There are three issues in getting tag content out of the HTML files:

Title tag or description metatag?

Our user chooses whether to search for title or description tags by selecting an option button on the UserForm. The following Function procedure returns either minus one if she chooses title tags, or zero if she chooses to retrieve description metatags:

Function TagSelection() As Long

    If usfTag.optTitle.Value = -1 Then
        TagSelection = -1
    ElseIf usfTag.optDesc.Value = -1 Then
        TagSelection = 0
    End If
    
End Function

The return value from the TagSelection Function procedure is used in the following With...End With block to set the search text for the find operation.
    With objSln.Find
        If lngTagSelection = -1 Then
            .Text = "<title>"
        ElseIf lngTagSelection = 0 Then
            .Text = "<META name=" & Chr$(34) & "description" & Chr$(34)
        End If
        .Forward = True
    End With

Running the search

The actual search is triggered by the Execute method of the Find object in the first statment to follow, and then evaluated in the following If...End If block. If the search is successful, the return value of the Tag Function procedure is passed to the XlReport procedure, where it's added to the Excel worksheet. The XlReport procedure is discussed earlier in this article in the section "Managing the Worksheet." The Tag Function procedure is discussed to follow in the section "Parsing Search Results." If the search is unsuccessful, appropriate text is passed to the XlReport procedure:

    bolFound = objSln.Find.Execute
    If bolFound = True Then
        objSln.MoveDown unit:=wdParagraph, Extend:=wdExtend
        Call XlReport(Tag(objSln.Text), intCounter)
    Else
        strTag = "no tag found"
        Call XlReport(strTag, intCounter)
    End If

Parsing search results

The Tag Function procedure is used to strip away unnecessary text at the beginning and end of the string returned by the search.
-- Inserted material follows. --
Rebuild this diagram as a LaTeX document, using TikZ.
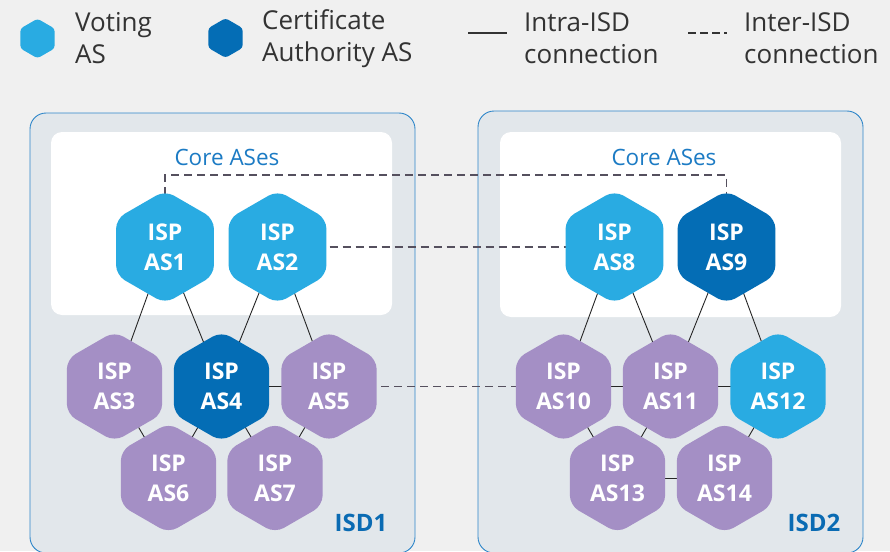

If we're searching for title tags, the Mid function removes the beginning 8 characters and trailing 9 characters from the string provided in the string variable strSln:

Tag = Mid(strSln, 8, (Len(strSln) - 17))

If we're searching for description metatags, the Mid function removes the beginning 34 characters and trailing 2 characters from the string provided in the string variable strSln:

Tag = Mid(strSln, 34, (Len(strSln) - 36))

Conclusion

This article provided step-by-step procedures, complete sample code, and commentary explaining the code, for a sample solution using the Word 97 and Excel 97 object models to copy the content of HTML tags to an Excel worksheet.

The same solution could easily be modified to automate retrieving other text elements from HTML files, for example hyperlinks and keywords. This solution could also be extended to perform project management tasks such as comparing the file inventory listed in a database or worksheet against what's actually stored in the folders on a Web server.